[
Lists Home |
Date Index |
Thread Index
]
I am preparing an alternative proposal for XML 1.1, and I would appreciate
any help from sympathetic people on this list.
I think it is more productive to have concrete alternative proposals rather
than merely raising issues.
The basic idea of this is, following the idea attributed to James Clark,
that we may as well put in some kind of layer to bring out character issues
in XML. Actually, I take the reverse idea: we pull out character issues, to
make the a lightweight version of XML. Where the current draft is very wrong
is that it thows out the naming rules entirely, rather than shifting them to
where they are appropriate: as part of validation.

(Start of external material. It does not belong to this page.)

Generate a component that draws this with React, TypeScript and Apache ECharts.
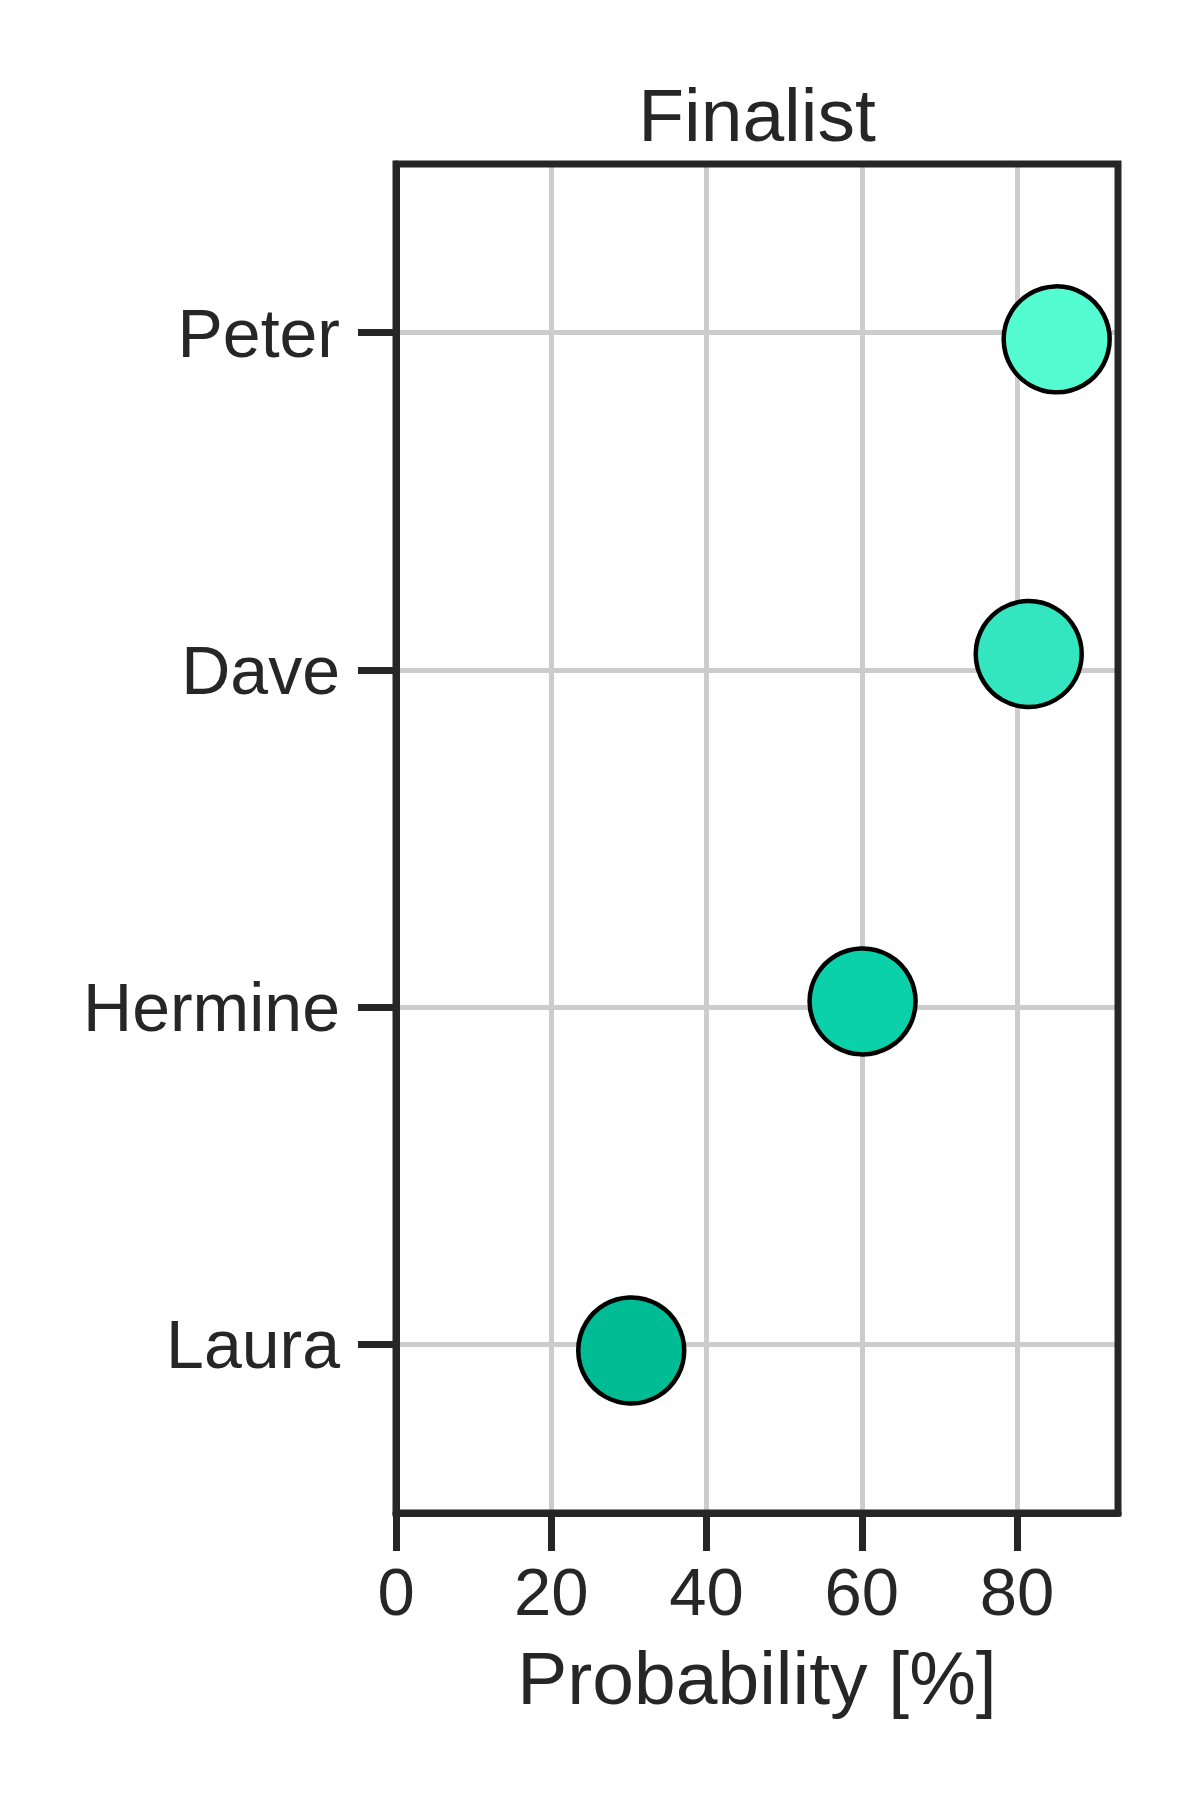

I suggest something along these lines:
1) It is called XML 1.1, if needed.
2) It converts NEL on input to #A.
3) No changes to XML whitespace rules
4) The definitions for WF and Valid XML be altered:
i) WF XML is simplified: same as current WF except that
naming rules are not used to parse the data, instead
delimiters and whitespace are used. The data NEED NOT be
normalized or checked for normalization.* Encoding errors
SHOULD
cause failure. Name errors NEED NOT be reported, except
for the presence of control characters (as in the current
Blueberry
draft.)
ii) Valid XML is made stricter and future-proofed:
same as current validity, except that normalization
must be performed before comparing identifiers. The
current naming list should be made advisory, and a formula
for creating the specific list using the Unicode 3.* identifier
properties should be drawn up: this way the XML 1.1 spec
formally tracks Unicode, and it should mention that because
there is scope for the libraries on a particular system to
not be on a previous version of Unicode, use of characters
introduced into Unicode in the previous two or three years
(i.e. in Unicode 3.1 ) as markup is deprecated as unsafe.
So after two or three years, when libraries are presumed to
been updated, those novel characters are automatically
undeprecated, and the Unciode Consortium can keep on
upgrading Unicode 3.*. (I would say that if Unicode wants
a 4.0 sometime, that would indicate some major change or
consolidation that would require special attention, such as
an errata.) Encoding errors MUST cause failure. Incoming
data MUST be checked for normalized, or (preferably)
normalized.*
I think moving this way would:
1) Provide the least disruptive way to satisfy the requirement
for NEL
2) Track Unicode changes in a rational way, allowing use
of the characters for people in controlled or regional environments
(e.g. Japan), while spelling out the risks clearly and promoting
a timetable for Unicode upgrades to be deployed.
3) Simplify XML by not need character tables or
Unicode libraries for WF-checking. Obviously the current XML WG
is keen on simplifying things that don't affect them (which may be
taken
as an accusation as much as an observation) or they wouldn't have
made their current proposal, and the changes I suggest would made a
real difference in parsing rates, especially for non-ASCII names.**
One wrinkle that should be addressed is then we can have documents with no
DTD that can be "valid" and "invalid" (because of name-checking). If this is
anomolous, then a three layer model could be introduced instead:
"well-formed", "strictly well-formed" and "valid". The strictly
well-formed would pretty much correspond to current WF, and the WF would be
the lightweight WF I suggest above. The strictly WF is also a convenient
slot for namespace naming rules in an XML 2.0. XML Schemas etc. should
specify that they require an infoset from a "strictly WF" document.
Cheers
Rick Jelliffe
* The reason it should not be an error to find unnormalized data
in the simple cases is that the normalization state of data coming into the
parser is dependent on the transcoder used, if any, and out
of control of lay programmers to repair. For validation, I cannot see why
the pupported security risk in allowing normalization coming into
a generic XML parser (as distinct from a c14n-specific parser) should
outweigh the advantages of normalizing incoming data.
** Why am I proposing simplification, when I am often on the
ultra-conservative
side? Well, it is simplification of parsing techniques that brings out
something
that was designed into XML 1.0: that whitespace and delimiters are all
that really is needed for parsing. And we already have
a mode for debugging and QA of XML: validation. Name-checking
(and its vitally important side-effect, that transcoding is verified
by name-checking) can be made part of validation without sacrificing
much. We are not changing the language, just refactoring where checks
should occur in a way that better suits high-volume processing and
small devices.
|